Cost: upfront price vs long-term value

This is where most comparisons get oversimplified.

Templates usually win on upfront cost. That part is true. But the cheaper first invoice does not always mean lower total cost.

If you launch with a template and later run into limits, you may pay again to redesign pages, fix structure issues, improve speed, or migrate to a more flexible setup. Add inconsistent freelance edits, plugin conflicts, and time spent trying to manage things yourself, and the original savings can disappear.

A custom website costs more because it includes planning, strategy, design decisions, and a build that fits your business more closely. But if it helps you convert more traffic, rank more effectively, and avoid a rebuild in a year, the value can be better.

For a growth-stage business, the better question is not “Which option is cheapest?” It is “Which option gives us the strongest return over the next 12 to 24 months?”

SEO and lead generation are where the gap widens

A template can support SEO, but it rarely creates a strong SEO structure by default. Search performance depends on more than adding keywords to a homepage. You need logical page hierarchy, crawlable service pages, internal structure, mobile usability, speed, and content built around search intent.

A custom website makes that easier because the site architecture can be planned around how people actually search for your services. That means cleaner page targeting, fewer awkward compromises, and more room to build pages that attract qualified traffic.

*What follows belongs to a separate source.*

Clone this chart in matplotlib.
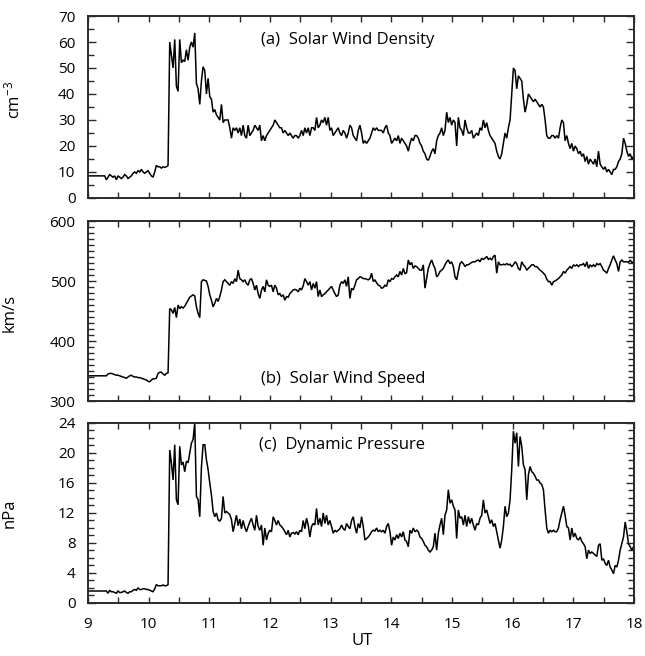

The same goes for lead generation. Templates often rely on visual blocks rather than conversion logic. They may look modern, but they do not always guide the visitor toward the next step clearly.

A custom website can be built around the actual actions that matter to your business, whether that is filling out a form, requesting a quote, calling your team, or booking a consultation. That focus usually produces a simpler user experience, not a more complicated one.

Maintenance and scalability matter more than people expect

Many businesses do not think about support until something breaks. That is understandable, but it is expensive.

Template-based websites often depend on multiple third-party plugins, page builders, and theme updates. The more layers involved, the more chances for conflicts or performance issues. If your site is central to your marketing, that risk matters.

A custom website, when built properly, is usually easier to maintain because the setup is more intentional. You are not carrying extra features you never needed. You are also less likely to be boxed in when adding new service pages, landing pages, or functionality later.

That is one reason businesses outgrow templates faster than expected. The site was built for launch, not for growth.

How to decide what is right for your business

The custom website vs template choice comes down to complexity, growth goals, and the cost of getting it wrong.

A template is often enough if your business is early, your offer is simple, and you only need a basic online presence for now. It can be a sensible short-term step if you know its limits and you are not expecting it to drive serious growth immediately.

A custom website is usually the better investment if your website needs to bring in leads, support SEO, reflect a more established brand, or scale with your business. It is also the stronger choice if you are tired of patchwork solutions and want a site that feels clear, credible, and commercially useful from day one.

For many small businesses, the smartest move is not choosing the most expensive option or the fastest one. It is choosing the one that matches your next stage of growth. That is where a studio like Duo Makers Studio can add real value – by helping you avoid a website that looks acceptable but underperforms where it counts.

The better question to ask before you build

Instead of asking whether a custom site is better than a template in general, ask what your website is supposed to do for the business.

If the answer is simply “exist online,” a template may be enough.

If the answer is “help us look credible, get found, and bring in steady inquiries,” then you need more than a nice layout. You need structure, strategy, and a website built around outcomes.

That is usually the difference between a site you tolerate and a site that actually helps you grow.